Larger, more accurate models tend to be slower because they require more computation per audio segment. The best live converters use models that are specifically optimized for low-latency inference, sometimes at a modest accuracy trade-off compared to the largest batch-processing models. On-device models running on Apple Silicon's Neural Engine can achieve particularly low latency because there is no network round-trip.

Network Latency (for Cloud-Based Converters)

Any converter that processes audio in the cloud introduces network round-trip time into the latency equation. From a data center geographically close to you, this might add 50 to 100ms. From a distant server, it can add 200ms or more. This is why on-device processing can feel noticeably more responsive for live dictation even if the cloud model is technically more accurate.

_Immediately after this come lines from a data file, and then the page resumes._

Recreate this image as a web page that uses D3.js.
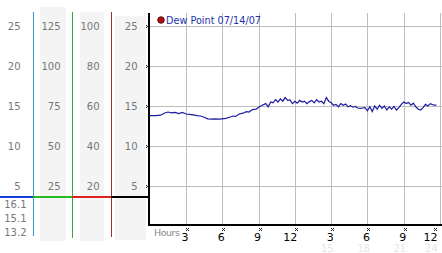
<!DOCTYPE html>
<html><head><meta charset="utf-8">
<script src="https://cdn.jsdelivr.net/npm/d3@7"></script>
<style>body{margin:0;background:#fff}svg{display:block}text{font-family:"DejaVu Sans",Verdana,sans-serif}</style>
</head><body>
<script>
const hours = [0.0,0.5,0.9,1.2,1.5,1.8,2.1,2.4,2.7,3.0,3.3,3.6,3.9,4.2,4.5,4.8,5.1,5.4,5.7,6.0,6.3,6.6,6.9,7.1,7.4,7.7,8.0,8.2,8.5,8.8,9.0,9.3,9.6,9.8,10.0,10.2,10.4,10.6,10.8,11.0,11.2,11.4,11.6,11.8,12.0,12.2,12.4,12.6,12.8,13.0,13.2,13.4,13.6,13.8,14.0,14.2,14.4,14.6,14.8,15.0,15.2,15.4,15.6,15.8,16.0,16.2,16.4,16.6,16.8,17.0,17.2,17.4,17.6,17.8,18.0,18.2,18.4,18.6,18.8,19.0,19.2,19.4,19.6,19.8,20.0,20.2,20.4,20.6,20.8,21.0,21.2,21.4,21.6,21.8,22.0,22.2,22.4,22.6,22.8,23.0,23.2,23.5,23.7];
const dewPoint = [13.8,13.8,13.85,14.1,14.25,14.15,14.2,14.05,14.2,14.0,13.95,13.9,13.8,13.75,13.6,13.4,13.35,13.4,13.35,13.4,13.45,13.6,13.75,13.7,14.0,14.1,14.3,14.25,14.55,14.6,14.85,15.1,15.3,14.9,15.5,15.4,15.8,15.5,15.9,15.6,16.05,15.7,15.75,15.3,15.6,15.35,15.7,15.5,15.6,15.3,15.55,15.7,15.4,15.8,15.5,15.6,15.3,16.05,15.6,15.4,15.1,15.2,14.9,15.3,15.1,15.25,14.9,15.05,14.85,14.95,14.75,14.7,14.75,14.8,14.4,14.9,14.3,15.0,14.6,15.1,14.7,15.0,14.5,14.9,14.6,14.95,14.5,14.8,15.2,15.5,15.3,15.45,15.1,15.35,14.9,14.6,14.5,14.8,15.2,15.0,15.3,15.1,15.1];
const yTicks = [5,10,15,20,25];
const col1Labels = ["5","10","15","20","25"];
const col2Labels = ["25","50","75","100","125"];
const col3Labels = ["20","40","60","80","100"];
const col4Labels = ["5","10","15","20","25"];
const xTicks = [3,6,9,12,15,18,21,24];
const xTickLabels = ["3","6","9","12","3","6","9","12"];
const xFaintLabels = ["","","","","15","18","21","24"];
const statLabels = ["16.1","15.1","13.2"];
const legendLabel = "Dew Point 07/14/07";

const W=442,H=253;
const svg=d3.select("body").append("svg").attr("width",W).attr("height",H);
const x=d3.scaleLinear().domain([0,24]).range([149.7,440]);
const y=d3.scaleLinear().domain([0,25]).range([226,26]);

[[40,7,26,234],[80,12,24,229],[115,16,31,224]].forEach(b=>svg.append("rect").attr("x",b[0]).attr("y",b[1]).attr("width",b[2]).attr("height",b[3]).attr("fill","#f4f4f4"));
[[33.5,12,236,"#3a9ccc"],[72.5,12,238,"#3aa53a"],[111.5,12,237,"#aa2a2a"]].forEach(l=>svg.append("line").attr("x1",l[0]).attr("x2",l[0]).attr("y1",l[1]).attr("y2",l[2]).attr("stroke",l[3]).attr("stroke-width",1));
[[0,33,"#1840d8"],[33,72,"#22bb22"],[72,111,"#dd2020"],[111,149,"#000"]].forEach(s=>svg.append("line").attr("x1",s[0]).attr("x2",s[1]).attr("y1",197).attr("y2",197).attr("stroke",s[2]).attr("stroke-width",2));

function colLabels(labels,rx){
  svg.append("g").selectAll("text").data(yTicks).join("text")
    .attr("x",rx).attr("y",d=>y(d)+4).attr("text-anchor","end")
    .attr("font-size",10).attr("fill","#777").text((d,i)=>labels[i]);
}
colLabels(col1Labels,20.5);
colLabels(col2Labels,60.5);
colLabels(col3Labels,99.5);
colLabels(col4Labels,137.5);
svg.append("g").selectAll("text").data(statLabels).join("text")
  .attr("x",26.5).attr("y",(d,i)=>208+i*14).attr("text-anchor","end")
  .attr("font-size",10).attr("fill","#777").text(d=>d);

svg.append("g").selectAll("line").data(yTicks).join("line")
  .attr("x1",149).attr("x2",W).attr("y1",d=>Math.round(y(d))+0.5).attr("y2",d=>Math.round(y(d))+0.5)
  .attr("stroke","#bdbdbd");
svg.append("g").selectAll("line").data(xTicks).join("line")
  .attr("x1",d=>Math.round(x(d))+0.5).attr("x2",d=>Math.round(x(d))+0.5).attr("y1",13).attr("y2",225)
  .attr("stroke","#bdbdbd");

function mark(cx,cy){
  const g=svg.append("g").attr("transform",`translate(${Math.round(cx)-1},${Math.round(cy)-1})`);
  [[0,0],[2,0],[1,1],[0,2],[2,2]].forEach(p=>g.append("rect").attr("x",p[0]).attr("y",p[1]).attr("width",1).attr("height",1).attr("fill","#222"));
}
yTicks.forEach(d=>mark(146.5,y(d)));
xTicks.forEach(d=>mark(Math.min(x(d),434)+1,229));

svg.append("line").attr("x1",149).attr("x2",149).attr("y1",13).attr("y2",226).attr("stroke","#000").attr("stroke-width",2);
svg.append("line").attr("x1",148).attr("x2",W).attr("y1",225).attr("y2",225).attr("stroke","#000").attr("stroke-width",2);

svg.append("text").attr("x",154).attr("y",236).attr("font-size",9.5).attr("fill","#888").attr("textLength",26).text("Hours");
svg.append("g").selectAll("text").data(xTicks).join("text")
  .attr("x",d=>Math.min(x(d)+2.5,437.5)).attr("y",241).attr("text-anchor","end")
  .attr("font-size",11).attr("fill","#000").text((d,i)=>xTickLabels[i]);
svg.append("g").selectAll("text").data(xTicks).join("text")
  .attr("x",d=>Math.min(x(d)+2.5,437.5)).attr("y",252).attr("text-anchor","end")
  .attr("font-size",10).attr("fill","#e6e6e6").text((d,i)=>xFaintLabels[i]);

const line=d3.line().x((d,i)=>x(hours[i])).y(d=>y(d));
svg.append("path").datum(dewPoint).attr("d",line).attr("fill","none").attr("stroke","#1c1ca0").attr("stroke-width",1.2);

svg.append("circle").attr("cx",161).attr("cy",20).attr("r",3.3).attr("fill","#b01010").attr("stroke","#400").attr("stroke-width",0.8);
svg.append("text").attr("x",166).attr("y",24).attr("font-size",10).attr("fill","#2233aa").attr("textLength",95).attr("lengthAdjust","spacingAndGlyphs").text(legendLabel);
</script>
</body></html>
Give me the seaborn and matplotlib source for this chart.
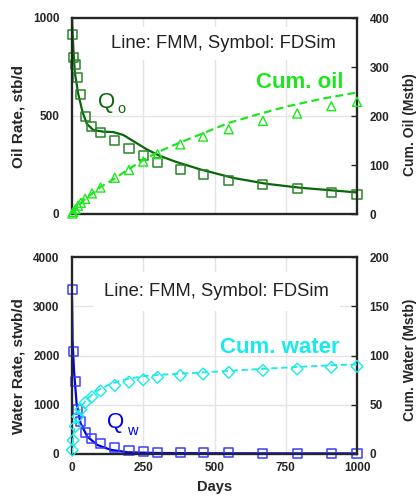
import numpy as np
import pandas as pd
import matplotlib
matplotlib.use("Agg")
import matplotlib.pyplot as plt
import seaborn as sns

# ---------------- data ----------------
# FDSim (symbols)
days_sim = [1, 4, 12, 21, 31, 46, 70, 100, 150, 200, 250, 300, 380, 460, 550, 670, 790, 910, 1000]
qo_sim = [917, 799, 764, 696, 612, 499, 446, 415, 376, 334, 296, 264, 226, 199, 173, 148, 128, 112, 100]
cum_oil_sim = [1, 4, 10, 17, 23, 31, 42, 54, 74, 90, 107, 122, 142, 158, 173, 190, 205, 220, 229]
qw_sim = [3330, 2080, 1470, 900, 660, 440, 310, 210, 125, 80, 50, 40, 28, 25, 22, 20, 20, 18, 18]
cum_water_sim = [4, 14, 28, 38, 45, 52, 58, 64, 69.6, 73, 75.4, 77.8, 79.8, 81.2, 82.9, 84.9, 86.2, 88, 89]

# FMM (lines)
days_qo_fmm = [0, 2, 5, 10, 22, 37, 52, 75, 110, 145, 180, 215, 262, 309, 367, 449, 566, 683, 800, 917, 1000]
qo_fmm = [1000, 930, 840, 720, 612, 520, 460, 428, 420, 418, 403, 372, 330, 296, 265, 228, 184, 154, 134, 120, 110]
days_co_fmm = [0, 10, 28, 50, 75, 100, 151, 200, 250, 300, 379, 461, 550, 650, 750, 875, 1000]
cum_oil_fmm = [0, 8, 20, 33, 43, 55, 73, 92, 110, 126, 146, 165, 186, 203, 219, 235, 248]
days_qw_fmm = [0, 2, 7, 16, 30, 54, 89, 136, 194, 300, 500, 750, 1000]
qw_fmm = [3150, 2300, 1700, 1030, 624, 352, 183, 85, 35, 20, 15, 13, 12]
days_cw_fmm = [0, 2, 5, 10, 20, 30, 50, 87, 133, 192, 250, 309, 379, 461, 566, 683, 800, 917, 1000]
cum_water_fmm = [0, 10, 20, 30, 40, 47, 55, 64, 71, 76, 79, 80.5, 81.5, 82.8, 84.7, 86.7, 88.5, 90.2, 91]

x_ticks = [0, 250, 500, 750, 1000]

# ---------------- style ----------------
sns.set_theme(style="white")
plt.rcParams["font.family"] = ["Liberation Sans", "DejaVu Sans"]
plt.rcParams["font.weight"] = "bold"
plt.rcParams["axes.linewidth"] = 1.5

C_QO = "#0b650b"
C_QO_M = "#2a842a"
C_CO = "#1ee61e"
C_QW = "#0000f0"
C_QW_M = "#3c3cff"
C_CW = "#19eaea"
GRID = "#e4e4e4"

fig = plt.figure(figsize=(4.17, 4.96), dpi=100)
W, H = 417, 496


def add_axes(x0, y0, x1, y1):
    return fig.add_axes([x0 / W, 1 - y1 / H, (x1 - x0) / W, (y1 - y0) / H])


ax1 = add_axes(72, 18, 357, 214)
ax3 = add_axes(72, 257, 357, 454)

df_sim = pd.DataFrame({"days": days_sim, "qo": qo_sim, "co": cum_oil_sim,
                       "qw": qw_sim, "cw": cum_water_sim})


def style_axes(ax, left_lim, left_ticks, hgrid):
    ax.set_xlim(0, 1000)
    ax.set_ylim(*left_lim)
    ax.set_xticks(x_ticks)
    ax.set_yticks(left_ticks)
    for xv in [250, 500, 750]:
        ax.axvline(xv, color=GRID, lw=1.0, zorder=0)
    for yv in hgrid:
        ax.axhline(yv, color=GRID, lw=1.0, zorder=0)
    ax.tick_params(axis="both", direction="in", length=0, labelsize=8.5, pad=9)
    for s in ax.spines.values():
        s.set_color("black")
        s.set_linewidth(1.6)


MS = 42

# ---------------- top: oil ----------------
style_axes(ax1, (0, 1000), [0, 500, 1000], [500])
ax1.set_xticklabels([])
sns.lineplot(x=days_qo_fmm, y=qo_fmm, ax=ax1, color=C_QO, lw=1.6, zorder=3)
sns.scatterplot(data=df_sim, x="days", y="qo", ax=ax1, marker="s", s=MS,
                facecolor="none", edgecolor=C_QO_M, linewidth=1.1, zorder=4, clip_on=False)
ax1.set_ylabel("Oil Rate, stb/d", fontsize=11, fontweight="bold", va="center")
ax1.yaxis.set_label_coords(-0.186, 0.5)
ax1.set_xlabel("")

ax2 = ax1.twinx()
ax2.set_ylim(0, 400)
ax2.set_yticks([0, 100, 200, 300, 400])
sns.lineplot(x=days_co_fmm, y=cum_oil_fmm, ax=ax2, color=C_CO, lw=1.6,
             linestyle=(0, (3.5, 2)), zorder=3)
sns.scatterplot(data=df_sim, x="days", y="co", ax=ax2, marker="^", s=MS,
                facecolor="none", edgecolor=C_CO, linewidth=1.0, zorder=4, clip_on=False)
ax2.tick_params(axis="y", direction="in", length=4, width=1, labelsize=8.5, pad=9)
ax2.set_ylabel("Cum. Oil (Mstb)", fontsize=10, fontweight="bold", rotation=90, va="center")
ax2.yaxis.set_label_coords(1.186, 0.454)
ax2.set_xlabel("")
ax2.set_xlim(0, 1000)

ax1.text(531, 847, "Line: FMM, Symbol: FDSim", fontsize=13.2, fontweight="normal",
         color="#222222", ha="center", va="baseline", zorder=2,
         bbox=dict(facecolor="white", edgecolor="none", pad=6))
ax1.text(91, 541, "Q", fontsize=16, fontweight="normal", color=C_QO, ha="left", va="baseline")
ax1.text(158, 515, "o", fontsize=10.5, fontweight="normal", color=C_QO, ha="left", va="baseline")
ax1.text(951, 643, "Cum. oil", fontsize=16, fontweight="bold", color=C_CO, ha="right", va="baseline")

# ---------------- bottom: water ----------------
style_axes(ax3, (0, 4000), [0, 1000, 2000, 3000, 4000], [1000, 2000, 3000])
sns.lineplot(x=days_qw_fmm, y=qw_fmm, ax=ax3, color=C_QW, lw=1.6, zorder=3)
sns.scatterplot(data=df_sim, x="days", y="qw", ax=ax3, marker="s", s=MS,
                facecolor="none", edgecolor=C_QW_M, linewidth=1.1, zorder=4, clip_on=False)
ax3.set_ylabel("Water Rate, stwb/d", fontsize=11, fontweight="bold", va="center")
ax3.yaxis.set_label_coords(-0.186, 0.447)
ax3.set_xlabel("Days", fontsize=10.5, fontweight="bold", labelpad=4)

ax4 = ax3.twinx()
ax4.set_ylim(0, 200)
ax4.set_yticks([0, 50, 100, 150, 200])
sns.lineplot(x=days_cw_fmm, y=cum_water_fmm, ax=ax4, color=C_CW, lw=1.3,
             linestyle=(0, (3.5, 2)), zorder=3)
sns.scatterplot(data=df_sim, x="days", y="cw", ax=ax4, marker="D", s=36,
                facecolor="none", edgecolor=C_CW, linewidth=1.0, zorder=4, clip_on=False)
ax4.tick_params(axis="y", direction="in", length=4, width=1, labelsize=8.5, pad=9)
ax4.set_ylabel("Cum. Water (Mstb)", fontsize=10, fontweight="bold", rotation=90, va="center")
ax4.yaxis.set_label_coords(1.186, 0.478)
ax4.set_xlabel("")
ax4.set_xlim(0, 1000)

ax3.tick_params(axis="x", pad=6)
ax3.text(507, 3207, "Line: FMM, Symbol: FDSim", fontsize=13.2, fontweight="normal",
         color="#222222", ha="center", va="baseline", zorder=2,
         bbox=dict(facecolor="white", edgecolor="none", pad=8))
ax3.text(123, 529, "Q", fontsize=16, fontweight="normal", color=C_QW, ha="left", va="baseline")
ax3.text(193, 386, "w", fontsize=10.5, fontweight="normal", color=C_QW, ha="left", va="baseline")
ax3.text(940, 2054, "Cum. water", fontsize=16, fontweight="bold", color=C_CW, ha="right", va="baseline")

for ax in (ax1, ax2, ax3, ax4):
    for lab in ax.get_xticklabels() + ax.get_yticklabels():
        lab.set_fontweight("bold")

fig.savefig("out.png", dpi=100)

Voice Activity Detection Quality

A converter that triggers on every tiny noise, processes silence, or misses the start of speech will feel sluggish even if the core transcription is fast. Good VAD — which cleanly captures speech onset and detects pause points accurately — is a key contributor to the snappy feel of the best live converters.

Use Cases for Live Audio to Text Conversion

Live Dictation for Writing

The most common use case: you speak and the text appears wherever you are writing — in a document, email, chat, or any other text field. The converter is essentially replacing your keyboard for text input. Speed and accuracy are paramount; any lag or errors interrupt the writing flow.

Live Captioning

Captioning converts audio from a speaker, presentation, or video into text displayed on screen in real time. Accessibility captions for deaf or hard-of-hearing users, live event captions, and auto-generated captions in video conferencing all use live audio to text conversion. Latency requirements here are slightly more forgiving — a one to two second delay is acceptable for captioning — but accuracy and the ability to handle multiple speakers matter more.

Meeting Transcription

Recording and transcribing meetings as they happen, producing a searchable record of everything said. This application requires multi-speaker handling (diarization), typically longer session lengths, and high accuracy across different voices and speaking styles.

Voice Command Interfaces

Short-form live conversion where the system needs to recognize discrete commands rather than continuous prose. Lower word error rate requirements (commands are typically simple and predictable) but extremely strict latency requirements — users expect voice commands to respond in under 200ms.

Choosing the Right Live Converter for Your Needs

For dictation-focused use on Mac, the key criteria are:

Application compatibility: Does it work in every app, or only specific ones?
Latency: How quickly does text appear after you finish speaking?
Accuracy: How many corrections do you need to make per paragraph?
Vocabulary: Does it handle the specific terms you use regularly?
Workflow: What gesture or keypress triggers recording?

Steno is built around a hold-to-speak model that many users find more natural than toggle-based activation. You hold a hotkey, speak, and release — dictation starts and stops precisely with the hotkey press, with no need to remember to turn it off. The text appears immediately in whichever application has focus, working system-wide across your Mac. Try Steno free to experience what low-latency, cross-application live dictation feels like in practice.

The difference between a good live audio to text converter and a great one is measured in milliseconds — but those milliseconds determine whether the technology disappears into your workflow or constantly reminds you it is there.